[Rd] ROBUSTNESS: x || y and x && y to give warning/error if length(x) != 1 or length(y) != 1

Sat Sep 1 02:24:32 CEST 2018

Thanks all for a great discussion.

I think we can introduce assertions for length(x) <= 1 (and produce a
warning/error if not) without changing the value of these &&/||
expressions.

In R 3.4.0, '_R_CHECK_LENGTH_1_CONDITION_=true' was introduced to turn
warnings on "the condition has length > 1 and only the first element
will be used" in cases like 'if (c(TRUE, TRUE)) 42'  into errors.  The
idea is to later make '_R_CHECK_LENGTH_1_CONDITION_=true' the new
default.  I guess, someday this will always produce an error.

Similarly, the test for this &&/|| issue could be controlled by
'_R_CHECK_LENGTH_1_LOGICAL_OPS_=warn' and
'_R_CHECK_LENGTH_1_LOGICAL_OPS_=err' and possibly have
'_R_CHECK_LENGTH_1_LOGICAL_OPS_=true' default to 'warn' and later
'err'.

Changing the behavior of cases where length(x) == 0 is more likely to
break *some* code out there, and might require a separate
discussion/set of validations.  It's not unlikely that someone
actually relied on this to resolve to NA.  BTW, since it hasn't been
explicitly said, it's "logical" that we have TRUE && logical(0)
resolving to NA, because it currently behaves as TRUE[1] &&
logical(0)[1], which resolves to TRUE && NA => NA.  If a decision on
the zero-length case would delay fixing the length(x) > 1 case, I
would postpone the decision on the former.

/Henrik

On Fri, Aug 31, 2018 at 2:48 AM Emil Bode <emil.bode using dans.knaw.nl> wrote:
>
>
> On 30/08/2018, 20:15, "R-devel on behalf of Hadley Wickham" <r-devel-bounces using r-project.org on behalf of h.wickham using gmail.com> wrote:
>
>     On Thu, Aug 30, 2018 at 10:58 AM Martin Maechler
>     <maechler using stat.math.ethz.ch> wrote:
>     >
>     > >>>>> Joris Meys
>     > >>>>>     on Thu, 30 Aug 2018 14:48:01 +0200 writes:
>     >
>     >     > On Thu, Aug 30, 2018 at 2:09 PM Dénes Tóth
>     >     > <toth.denes using kogentum.hu> wrote:
>     >     >> Note that `||` and `&&` have never been symmetric:
>     >     >>
>     >     >> TRUE || stop() # returns TRUE stop() || TRUE # returns an
>     >     >> error
>     >     >>
>     >     >>
>     >     > Fair point.
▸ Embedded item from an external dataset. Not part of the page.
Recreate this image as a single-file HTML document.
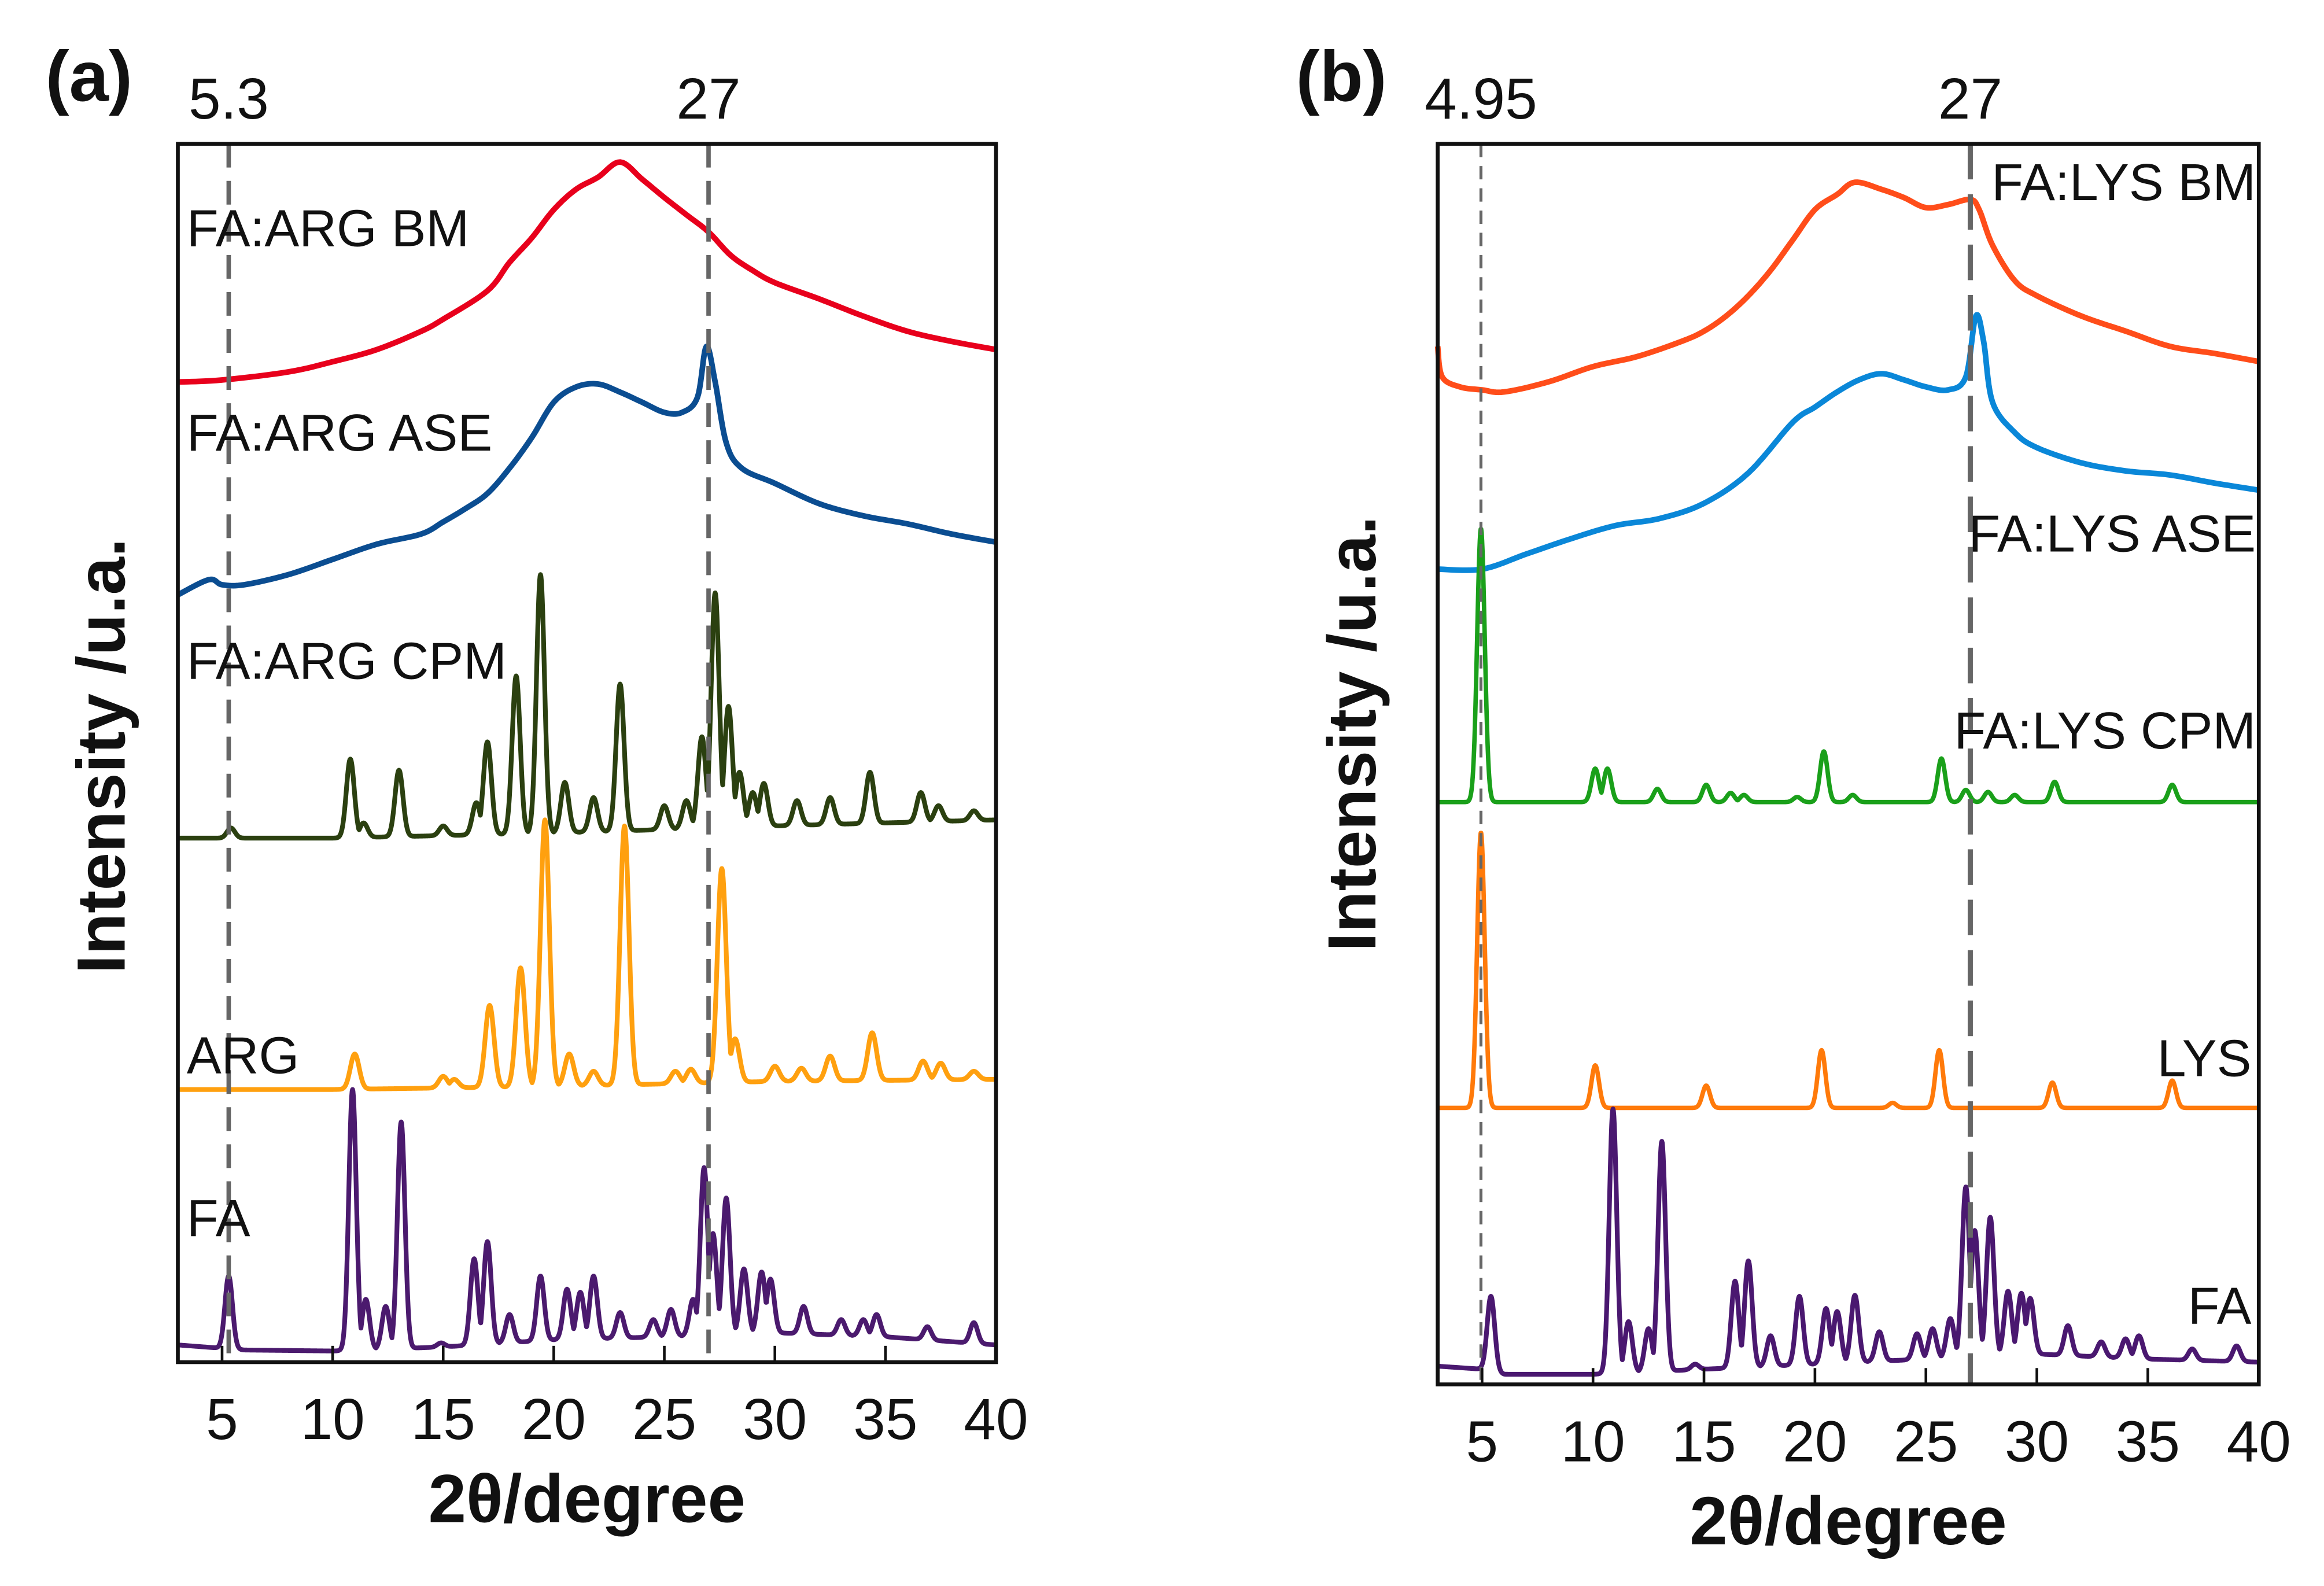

So the suggestion would be to check whether x
>     >     > is of length 1 and whether y is of length 1 only when
>     >     > needed. I.e.
>     >
>     >     > c(TRUE,FALSE) || TRUE
>     >
>     >     > would give an error and
>     >
>     >     > TRUE || c(TRUE, FALSE)
>     >
>     >     > would pass.
>     >
>     >     > Thought about it a bit more, and I can't come up with a
>     >     > use case where the first line must pass. So if the short
>     >     > circuiting remains and the extra check only gives a small
>     >     > performance penalty, adding the error could indeed make
>     >     > some bugs more obvious.
>     >
>     > I agree "in theory".
>     > Thank you, Henrik, for bringing it up!
>     >
>     > In practice I think we should start having a warning signalled.
>     > I have checked the source code in the mean time, and the check
>     > is really very cheap
>     > { because it can/should be done after checking isNumber(): so
>     >   then we know we have an atomic and can use XLENGTH() }
>     >
>     >
>     > The 0-length case I don't think we should change as I do find
>     > NA (is logical!) to be an appropriate logical answer.
>
>     Can you explain your reasoning a bit more here? I'd like to understand
>     the general principle, because from my perspective it's more
>     parsimonious to say that the inputs to || and && must be length 1,
>     rather than to say that inputs could be length 0 or length 1, and in
>     the length 0 case they are replaced with NA.
>
>     Hadley
>
> I would say the value NA would cause warnings later on, that are easy to track down, so a return of NA is far less likely to cause problems than an unintended TRUE or FALSE. And I guess there would be some code reliant on 'logical(0) || TRUE' returning TRUE, that wouldn't necessarily be a mistake.
>
> But I think it's hard to predict how exactly people are using functions. I personally can't imagine a situation where I'd use || or && outside an if-statement, so I'd rather have the current behaviour, because I'm not sure if I'm reliant on logical(0) || TRUE  somewhere in my code (even though that would be ugly code, it's not wrong per se)
> But I could always rewrite it, so I believe it's more a question of how much would have to be rewritten. Maybe implement it first in devel, to see how many people would complain?
>
> Emil Bode
>
>
>
>